» Aim: Repeat all the records exactly, omitting pictures.

» Input data:

════

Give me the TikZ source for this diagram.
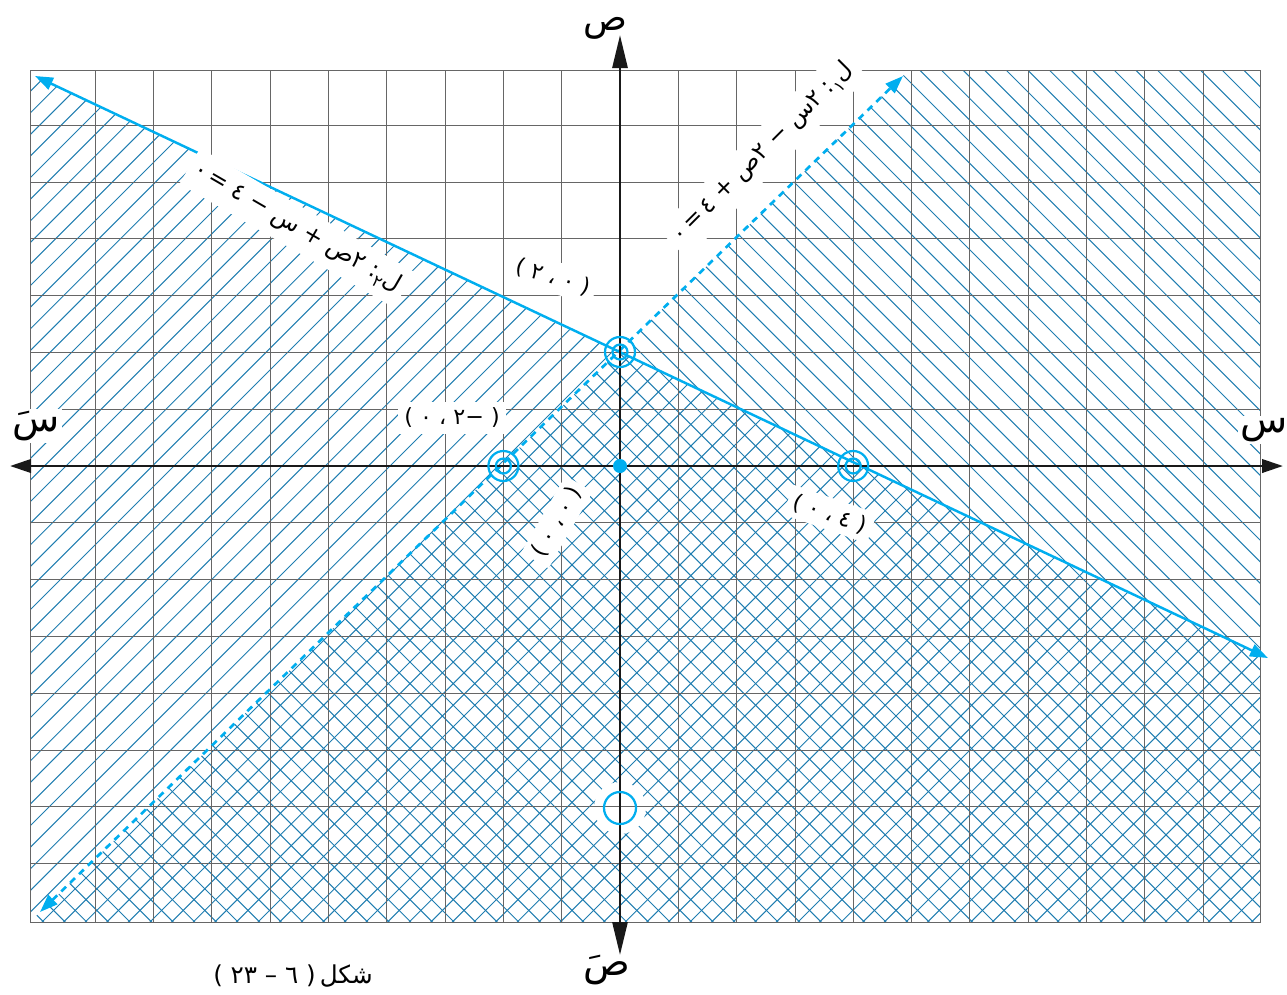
\documentclass[tikz,border=0pt]{standalone}
\usepackage{fontspec}
\usetikzlibrary{arrows.meta}
\TeXXeTstate=1
\newfontfamily\ar[Script=Arabic]{DejaVu Sans}
\newfontfamily\djv{DejaVu Sans}
\definecolor{cyanl}{HTML}{00AEEF}
\definecolor{hatchc}{HTML}{1F7DB0}
\newcommand\g[1]{\hbox{#1}}
\newcommand\lp{\hbox{\djv (}}
\newcommand\rp{\hbox{\djv )}}
\newcommand\sbx[1]{\raisebox{-6pt}{\fontsize{14}{14}\selectfont #1}}
\tikzset{
 hatch/.style={draw=hatchc, line width=0.85pt},
 gridline/.style={draw=black!60, line width=0.7pt},
 axis/.style={draw=black!90, line width=2.4pt},
 cyanline/.style={draw=cyanl, line width=1.9pt},
 eqlab/.style={fill=white, inner xsep=5pt, inner ysep=7pt, font=\ar\fontsize{20}{24}\selectfont},
 ptlab/.style={fill=white, inner sep=5pt, font=\ar\fontsize{19}{22}\selectfont},
 axlab/.style={inner sep=2pt, font=\ar\fontsize{33}{38}\selectfont},
 caplab/.style={inner sep=2pt, font=\ar\fontsize{21}{24}\selectfont},
}
\begin{document}
\begin{tikzpicture}[x=0.03cm,y=0.03cm]
\path[use as bounding box] (0,0) rectangle (1287,-994);
% key points (pixel frame)
\coordinate (O) at (620,-466);
\coordinate (A) at (620,-352);
\coordinate (B) at (503.4,-466);
\coordinate (C) at (853.2,-466);
\coordinate (D) at (620,-808);
\coordinate (L2a) at (35,-76);
\coordinate (L2b) at (1268,-658);
\coordinate (L1a) at (40,-912);
\coordinate (L1b) at (903,-76);
\coordinate (xl) at (10,-466);
\coordinate (xr) at (1283,-466);
\coordinate (yt) at (620,-35);
\coordinate (yb) at (620,-955);
% hatching below L2
\begin{scope}
\clip (30,-73.6) -- (1260,-654.2) -- (1260,-922) -- (30,-922) -- cycle;
\foreach \s in {-900,-878.4,...,1200} \draw[hatch] (\s,-1000) -- ++(1000,1000);
\end{scope}
% hatching right of L1
\begin{scope}
\clip (30,-922) -- (909,-70) -- (1260,-70) -- (1260,-922) -- cycle;
\foreach \s in {-900,-878.4,...,1200} \draw[hatch] (\s,0) -- ++(1000,-1000);
\end{scope}
\fill[white] (D) circle[radius=26];
% grid
\foreach \k in {-9,...,10} \draw[gridline] ({620+58.3*\k},-70) -- ({620+58.3*\k},-922);
\foreach \k in {-7,...,6} \draw[gridline] (30,{-466+56.8*\k}) -- (1260,{-466+56.8*\k});
\draw[gridline] (30,-70) rectangle (1260,-922);
% the two lines
\draw[cyanline, line width=2.3pt, dash pattern=on 0.2cm off 0.17cm, {Triangle[length=0.54cm,width=0.38cm]}-{Triangle[length=0.54cm,width=0.38cm]}] (L1a) -- (L1b);
\draw[cyanline, line width=2.1pt, {Triangle[length=0.54cm,width=0.38cm]}-{Triangle[length=0.54cm,width=0.38cm]}] (L2a) -- (L2b);
% equation labels
\node[eqlab, rotate=-30] (eq2) at (297,-228) {\g{٠}\,\g{=}\ \g{٤}\ \g{−}\ \g{س}\ \g{+}\ \g{ص}\g{٢}\ \g{:}\g{\sbx{٢}}\g{ل}};
\node[eqlab, rotate=45] (eq1) at (763,-153) {\g{٠}\,\g{=}\,\g{٤}\ \g{+}\ \g{ص}\g{٢}\ \g{−}\ \g{س}\g{٢}\ \g{:}\g{\sbx{١}}\g{ل}};
% point labels
\node[ptlab, rotate=-17] (pA) at (553,-277) {\lp\ \g{٢}\ \g{،}\ \g{٠}\ \rp};
\node[ptlab] (pB) at (452,-418) {\lp\ \g{٠}\ \g{،}\ \g{٢}\g{−}\ \rp};
\node[ptlab, rotate=60] (pO) at (557,-522) {\lp\ \g{٠}\ \g{،}\ \g{٠}\ \rp};
\node[ptlab, rotate=-19] (pC) at (830,-514) {\lp\ \g{٠}\ \g{،}\ \g{٤}\ \rp};
% axes
\draw[axis, {Triangle[length=0.63cm,width=0.4cm]}-{Triangle[length=0.63cm,width=0.4cm]}] (xl) -- (xr);
\draw[axis, {Triangle[length=0.99cm,width=0.45cm]}-{Triangle[length=0.99cm,width=0.45cm]}] (yb) -- (yt);
% marked points
\foreach \p in {A,B,C} {
  \draw[cyanline] (\p) circle[radius=15];
  \draw[cyanline] (\p) circle[radius=7.5];
}
\fill[cyanl] (O) circle[radius=7];
\draw[cyanline] (D) circle[radius=16];
% axis labels
\node[axlab, font=\ar\fontsize{31}{36}\selectfont, inner sep=0pt, text height=12pt, text depth=6pt] (ly) at (605,-27) {ص};
\node[axlab, fill=white] (lx) at (1264,-430) {س};
\node[axlab, fill=white] (lx2) at (36,-426) {سَ};
\node[axlab] (ly2) at (607,-970) {صَ};
% caption
\node[caplab] (cap) at (293,-976) {\lp\ \g{٢}\g{٣}\ \g{–}\ \g{٦}\ \rp\,{\beginR شكل\endR}};
\end{tikzpicture}
\end{document}
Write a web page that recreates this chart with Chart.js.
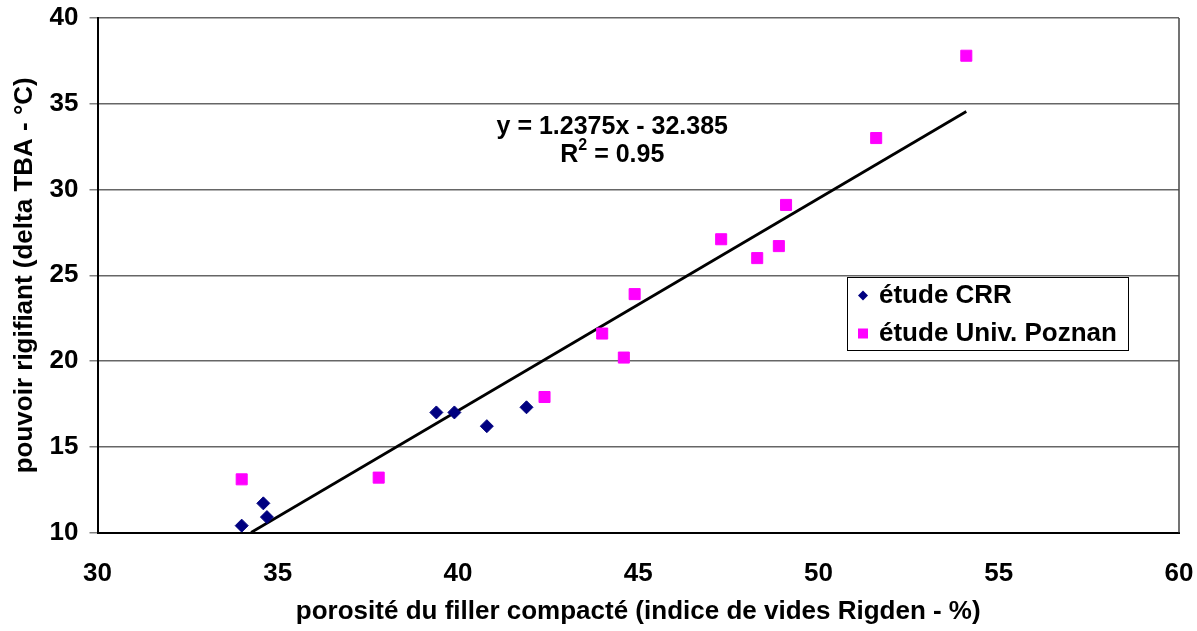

════

» Final result:
Give me the TikZ source for this diagram.
\documentclass[tikz,border=0pt]{standalone}
\usepackage{fontspec}
\usetikzlibrary{arrows.meta}
\TeXXeTstate=1
\newfontfamily\ar[Script=Arabic]{DejaVu Sans}
\newfontfamily\djv{DejaVu Sans}
\definecolor{cyanl}{HTML}{00AEEF}
\definecolor{hatchc}{HTML}{1F7DB0}
\newcommand\g[1]{\hbox{#1}}
\newcommand\lp{\hbox{\djv (}}
\newcommand\rp{\hbox{\djv )}}
\newcommand\sbx[1]{\raisebox{-6pt}{\fontsize{14}{14}\selectfont #1}}
\tikzset{
 hatch/.style={draw=hatchc, line width=0.85pt},
 gridline/.style={draw=black!60, line width=0.7pt},
 axis/.style={draw=black!90, line width=2.4pt},
 cyanline/.style={draw=cyanl, line width=1.9pt},
 eqlab/.style={fill=white, inner xsep=5pt, inner ysep=7pt, font=\ar\fontsize{20}{24}\selectfont},
 ptlab/.style={fill=white, inner sep=5pt, font=\ar\fontsize{19}{22}\selectfont},
 axlab/.style={inner sep=2pt, font=\ar\fontsize{33}{38}\selectfont},
 caplab/.style={inner sep=2pt, font=\ar\fontsize{21}{24}\selectfont},
}
\begin{document}
\begin{tikzpicture}[x=0.03cm,y=0.03cm]
\path[use as bounding box] (0,0) rectangle (1287,-994);
% key points (pixel frame)
\coordinate (O) at (620,-466);
\coordinate (A) at (620,-352);
\coordinate (B) at (503.4,-466);
\coordinate (C) at (853.2,-466);
\coordinate (D) at (620,-808);
\coordinate (L2a) at (35,-76);
\coordinate (L2b) at (1268,-658);
\coordinate (L1a) at (40,-912);
\coordinate (L1b) at (903,-76);
\coordinate (xl) at (10,-466);
\coordinate (xr) at (1283,-466);
\coordinate (yt) at (620,-35);
\coordinate (yb) at (620,-955);
% hatching below L2
\begin{scope}
\clip (30,-73.6) -- (1260,-654.2) -- (1260,-922) -- (30,-922) -- cycle;
\foreach \s in {-900,-878.4,...,1200} \draw[hatch] (\s,-1000) -- ++(1000,1000);
\end{scope}
% hatching right of L1
\begin{scope}
\clip (30,-922) -- (909,-70) -- (1260,-70) -- (1260,-922) -- cycle;
\foreach \s in {-900,-878.4,...,1200} \draw[hatch] (\s,0) -- ++(1000,-1000);
\end{scope}
\fill[white] (D) circle[radius=26];
% grid
\foreach \k in {-9,...,10} \draw[gridline] ({620+58.3*\k},-70) -- ({620+58.3*\k},-922);
\foreach \k in {-7,...,6} \draw[gridline] (30,{-466+56.8*\k}) -- (1260,{-466+56.8*\k});
\draw[gridline] (30,-70) rectangle (1260,-922);
% the two lines
\draw[cyanline, line width=2.3pt, dash pattern=on 0.2cm off 0.17cm, {Triangle[length=0.54cm,width=0.38cm]}-{Triangle[length=0.54cm,width=0.38cm]}] (L1a) -- (L1b);
\draw[cyanline, line width=2.1pt, {Triangle[length=0.54cm,width=0.38cm]}-{Triangle[length=0.54cm,width=0.38cm]}] (L2a) -- (L2b);
% equation labels
\node[eqlab, rotate=-30] (eq2) at (297,-228) {\g{٠}\,\g{=}\ \g{٤}\ \g{−}\ \g{س}\ \g{+}\ \g{ص}\g{٢}\ \g{:}\g{\sbx{٢}}\g{ل}};
\node[eqlab, rotate=45] (eq1) at (763,-153) {\g{٠}\,\g{=}\,\g{٤}\ \g{+}\ \g{ص}\g{٢}\ \g{−}\ \g{س}\g{٢}\ \g{:}\g{\sbx{١}}\g{ل}};
% point labels
\node[ptlab, rotate=-17] (pA) at (553,-277) {\lp\ \g{٢}\ \g{،}\ \g{٠}\ \rp};
\node[ptlab] (pB) at (452,-418) {\lp\ \g{٠}\ \g{،}\ \g{٢}\g{−}\ \rp};
\node[ptlab, rotate=60] (pO) at (557,-522) {\lp\ \g{٠}\ \g{،}\ \g{٠}\ \rp};
\node[ptlab, rotate=-19] (pC) at (830,-514) {\lp\ \g{٠}\ \g{،}\ \g{٤}\ \rp};
% axes
\draw[axis, {Triangle[length=0.63cm,width=0.4cm]}-{Triangle[length=0.63cm,width=0.4cm]}] (xl) -- (xr);
\draw[axis, {Triangle[length=0.99cm,width=0.45cm]}-{Triangle[length=0.99cm,width=0.45cm]}] (yb) -- (yt);
% marked points
\foreach \p in {A,B,C} {
  \draw[cyanline] (\p) circle[radius=15];
  \draw[cyanline] (\p) circle[radius=7.5];
}
\fill[cyanl] (O) circle[radius=7];
\draw[cyanline] (D) circle[radius=16];
% axis labels
\node[axlab, font=\ar\fontsize{31}{36}\selectfont, inner sep=0pt, text height=12pt, text depth=6pt] (ly) at (605,-27) {ص};
\node[axlab, fill=white] (lx) at (1264,-430) {س};
\node[axlab, fill=white] (lx2) at (36,-426) {سَ};
\node[axlab] (ly2) at (607,-970) {صَ};
% caption
\node[caplab] (cap) at (293,-976) {\lp\ \g{٢}\g{٣}\ \g{–}\ \g{٦}\ \rp\,{\beginR شكل\endR}};
\end{tikzpicture}
\end{document}
Write a web page that recreates this chart with Chart.js.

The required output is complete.